Мы относимся к этому примерно таким образом, и в этом смысле, кроме творческого наследия Алёны Киш, есть ещё наше отношение к творчеству  и творческим людям. А с другой стороны, это веселая девка, которая ходила по деревням, делала с удовольствием работу за еду и за добавленную стоимость, чтобы покормить семью в то время, когда отбирали скот, высылали в Сибирь. И она пела песни, с удовольствием делая свою работу. Сегодня по Беларуси, по деревням, городкам, местечкам бродят, наверное, не меньше таких людей.

Мы когда-то делали экспедиции по малым городам Беларуси. Цель – поиск чудаков. На таких чудаках держится мир, к сожалению, не наш, беларусский, потому что мы засовываем это в хранилища заславского музея, думаем про то, как это монетизировать, если это монетизируется, думаем о том, почему мы не хуже других народов. У грузин есть Пиросмани, а у нас Киш.

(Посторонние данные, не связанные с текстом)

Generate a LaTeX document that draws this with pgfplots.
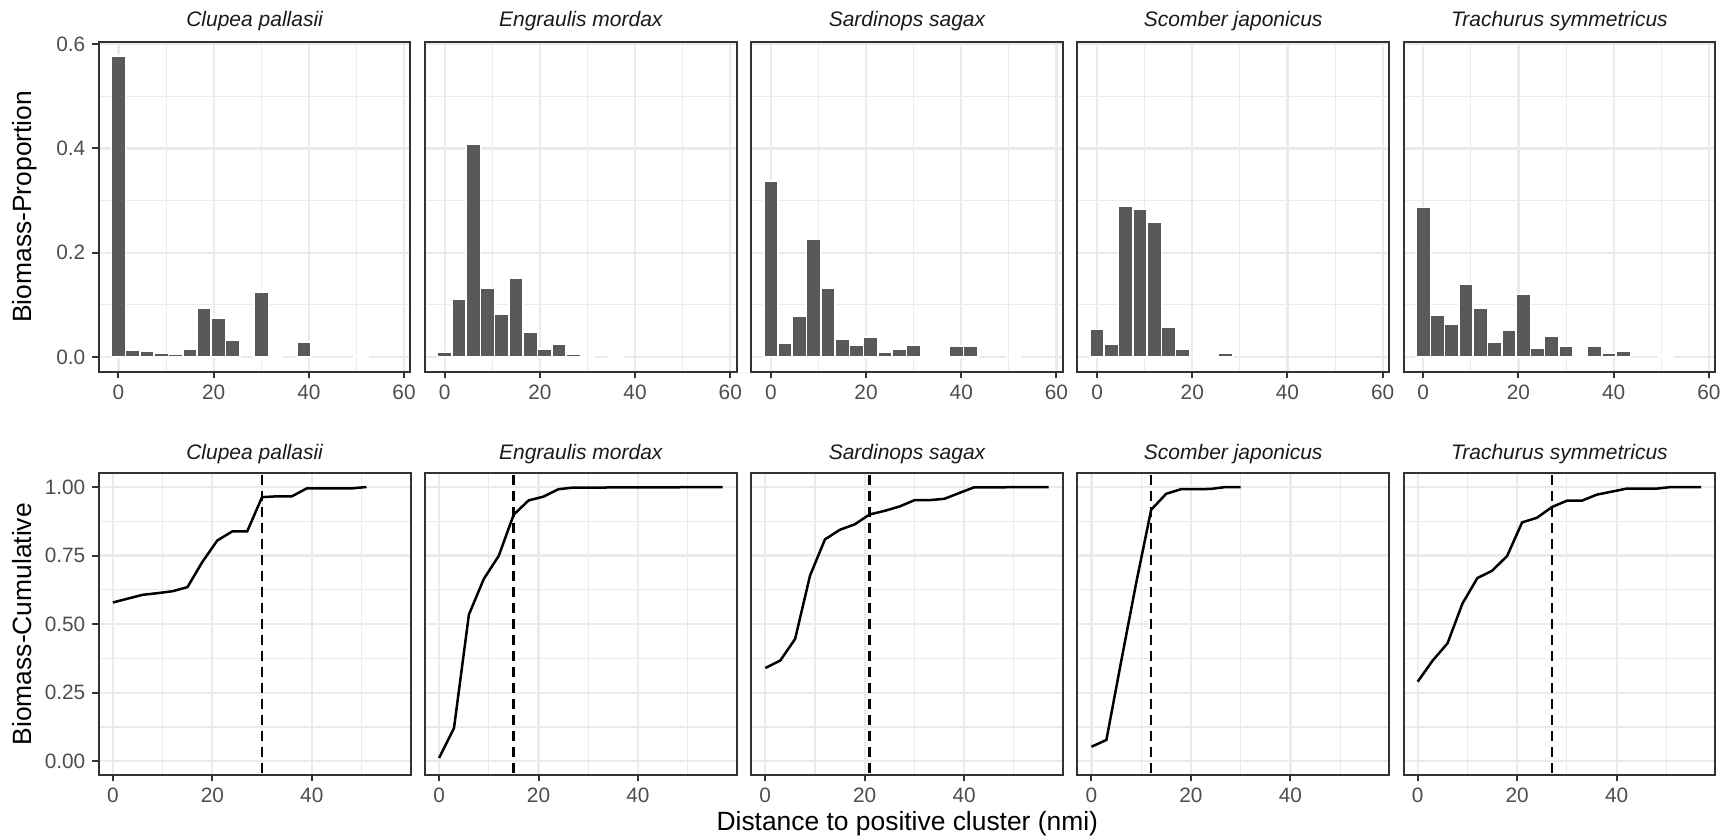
\documentclass[border=0pt]{standalone}
\usepackage{fontspec}
\setmainfont{Liberation Sans}
\usepackage{pgfplots}
\pgfplotsset{compat=1.18}
\definecolor{grey20}{HTML}{333333}
\definecolor{grey30}{HTML}{4D4D4D}
\definecolor{grey10}{HTML}{1A1A1A}
\definecolor{grey35}{HTML}{595959}
\definecolor{grey92}{HTML}{EBEBEB}
\pgfplotsset{
  facet/.style={
    scale only axis,
    width=155.9pt,
    axis line style={grey20, line width=1pt},
    tick align=outside,
    tick pos=left,
    major tick length=3.2pt,
    minor tick length=0pt,
    every major tick/.append style={grey20, line width=1pt},
    grid=both,
    major grid style={grey92, line width=1.1pt},
    minor grid style={grey92, line width=0.55pt},
    tick label style={font=\fontsize{10.4}{12}\selectfont, text=grey30},
    /pgf/number format/assume math mode=true,
    every axis title/.style={font=\fontsize{10.5}{12}\selectfont\itshape, text=grey10, at={(axis description cs:0.5,1)}, anchor=base},
    every axis y label/.style={at={(axis description cs:-0.2149,0.5)}, rotate=90, anchor=base, font=\fontsize{13.2}{15}\selectfont, text=black},
    every axis x label/.style={at={(axis description cs:0.501,-0.1846)}, anchor=base, font=\fontsize{13.2}{15}\selectfont, text=black},
  },
  toprow/.style={facet, height=165.15pt, xmin=-4.15, xmax=61.35, ymin=-0.0288, ymax=0.6048,
     xtick={0,20,40,60}, minor xtick={10,30,50}, ytick={0,0.2,0.4,0.6}, minor ytick={0.1,0.3,0.5},
     yticklabels={0.0,0.2,0.4,0.6}, title style={yshift=7.5pt}},
  botrow/.style={facet, height=150.85pt, xmin=-2.85, xmax=59.85, ymin=-0.05, ymax=1.05,
     xtick={0,20,40}, minor xtick={10,30,50}, ytick={0,0.25,0.5,0.75,1}, minor ytick={0.125,0.375,0.625,0.875},
     yticklabels={0.00,0.25,0.50,0.75,1.00}, title style={yshift=6.7pt}},
  inner/.style={ymajorticks=false, yticklabels={}},
  hbar/.style={ybar, bar width=3, bar shift=0pt, fill=grey35, draw=white, line width=0.8pt},
  cum/.style={black, line width=1.25pt, no markers},
  vl/.style={black, line width=1.3pt, dash pattern=on 5pt off 3pt},
}
\begin{document}
\begin{tikzpicture}
\useasboundingbox (0,0) rectangle (862.5pt,420pt);
% ---------------- top row ----------------
\begin{axis}[toprow, at={(49.35pt,234pt)}, anchor=south west, title={Clupea pallasii}, ylabel={Biomass-Proportion}]
\addplot[hbar] coordinates {(0,0.577) (3,0.013) (6,0.012) (9,0.007) (12,0.006) (15,0.015) (18,0.093) (21,0.074) (24,0.033) (30,0.125) (33,0.002) (39,0.029) (51,0.003)};
\end{axis}
\begin{axis}[toprow, inner, at={(212.45pt,234pt)}, anchor=south west, title={Engraulis mordax}]
\addplot[hbar] coordinates {(0,0.010) (3,0.111) (6,0.409) (9,0.132) (12,0.083) (15,0.152) (18,0.048) (21,0.015) (24,0.025) (27,0.005) (30,0.001) (36,0.001)};
\end{axis}
\begin{axis}[toprow, inner, at={(375.55pt,234pt)}, anchor=south west, title={Sardinops sagax}]
\addplot[hbar] coordinates {(0,0.337) (3,0.026) (6,0.078) (9,0.226) (12,0.132) (15,0.034) (18,0.022) (21,0.037) (24,0.009) (27,0.015) (30,0.022) (33,0.001) (36,0.004) (39,0.021) (42,0.021) (51,0.001)};
\end{axis}
\begin{axis}[toprow, inner, at={(538.65pt,234pt)}, anchor=south west, title={Scomber japonicus}]
\addplot[hbar] coordinates {(0,0.053) (3,0.024) (6,0.289) (9,0.284) (12,0.259) (15,0.057) (18,0.015) (21,0.001) (24,0.001) (27,0.008)};
\end{axis}
\begin{axis}[toprow, inner, at={(701.75pt,234pt)}, anchor=south west, title={Trachurus symmetricus}]
\addplot[hbar] coordinates {(0,0.287) (3,0.080) (6,0.063) (9,0.139) (12,0.094) (15,0.028) (18,0.052) (21,0.120) (24,0.017) (27,0.039) (30,0.020) (33,0.001) (36,0.021) (39,0.008) (42,0.012) (51,0.004)};
\end{axis}
% ---------------- bottom row ----------------
\begin{axis}[botrow, at={(49.35pt,32.5pt)}, anchor=south west, title={Clupea pallasii}, ylabel={Biomass-Cumulative}]
\addplot[cum] coordinates {(0,0.579) (3,0.593) (6,0.607) (9,0.613) (12,0.620) (15,0.635) (18,0.727) (21,0.805) (24,0.838) (27,0.838) (30,0.963) (33,0.966) (36,0.966) (39,0.995) (42,0.995) (45,0.995) (48,0.995) (51,1.0)};
\addplot[vl] coordinates {(30,-0.1) (30,1.1)};
\end{axis}
\begin{axis}[botrow, inner, at={(212.45pt,32.5pt)}, anchor=south west, title={Engraulis mordax}]
\addplot[cum] coordinates {(0,0.012) (3,0.121) (6,0.535) (9,0.665) (12,0.749) (15,0.899) (18,0.951) (21,0.965) (24,0.992) (27,0.998) (30,0.998) (33,0.998) (36,0.999) (39,0.999) (42,0.999) (45,0.999) (48,0.999) (51,1.0) (54,1.0) (57,1.0)};
\addplot[vl] coordinates {(15,-0.1) (15,1.1)};
\end{axis}
\begin{axis}[botrow, inner, at={(375.55pt,32.5pt)}, anchor=south west, title={Sardinops sagax}, xlabel={Distance to positive cluster (nmi)}]
\addplot[cum] coordinates {(0,0.340) (3,0.367) (6,0.446) (9,0.677) (12,0.809) (15,0.844) (18,0.864) (21,0.900) (24,0.913) (27,0.929) (30,0.952) (33,0.952) (36,0.957) (39,0.978) (42,0.999) (45,0.999) (48,0.999) (51,1.0) (54,1.0) (57,1.0)};
\addplot[vl] coordinates {(21,-0.1) (21,1.1)};
\end{axis}
\begin{axis}[botrow, inner, at={(538.65pt,32.5pt)}, anchor=south west, title={Scomber japonicus}]
\addplot[cum] coordinates {(0,0.053) (3,0.078) (6,0.367) (9,0.651) (12,0.917) (15,0.975) (18,0.992) (21,0.992) (24,0.993) (27,1.0) (30,1.0)};
\addplot[vl] coordinates {(12,-0.1) (12,1.1)};
\end{axis}
\begin{axis}[botrow, inner, at={(701.75pt,32.5pt)}, anchor=south west, title={Trachurus symmetricus}]
\addplot[cum] coordinates {(0,0.290) (3,0.367) (6,0.430) (9,0.575) (12,0.668) (15,0.695) (18,0.749) (21,0.871) (24,0.888) (27,0.927) (30,0.950) (33,0.950) (36,0.972) (39,0.983) (42,0.994) (45,0.994) (48,0.994) (51,1.0) (54,1.0) (57,1.0)};
\addplot[vl] coordinates {(27,-0.1) (27,1.1)};
\end{axis}
\end{tikzpicture}
\end{document}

Ирина Соломатина:  – Исследователи, которые изучают дываны, отмечают еще одну особенность. Дываны имели прикладной характер. Их вешали в спальни, над кроватью, чтобы защититься от холода, а дываны Киш вешали в комнатах, где собирались люди, компании. Этим она отличалась. Не она одна ходила. Но ее выбирали за особый настрой и особую презентацию мира. В этом смысле она была, как и Пиросмани, очень узнаваема. С другой стороны, для меня, например, разница между наследием, которое остаётся через цитирование, необязательно на кружках, позволяет существовать тому, что было раньше и каким-то образом всё время рефлексировать, на сколько нам сегодня это нужно.

Владимир Мацкевич: – Ещё один момент. С Еленой Тонкачёвой мы однажды оказались в Ереване. Она меня затащила в музей Параджанова. Еще один персонаж, который из мусора создавал произведения искусства. Искусство прорастает из такого сора и в самых неожиданных местах, что единственное за что мы должны цепляться, это и за активность Анны Балаш, и за то, как Саша Марченко нам это сегодня подаёт, и за магнитики , наверное в том числе,- чтобы это искусство хоть как-то ценить, чтобы чуть- чуть большей была добавочная стоимость, кроме мешка картошки.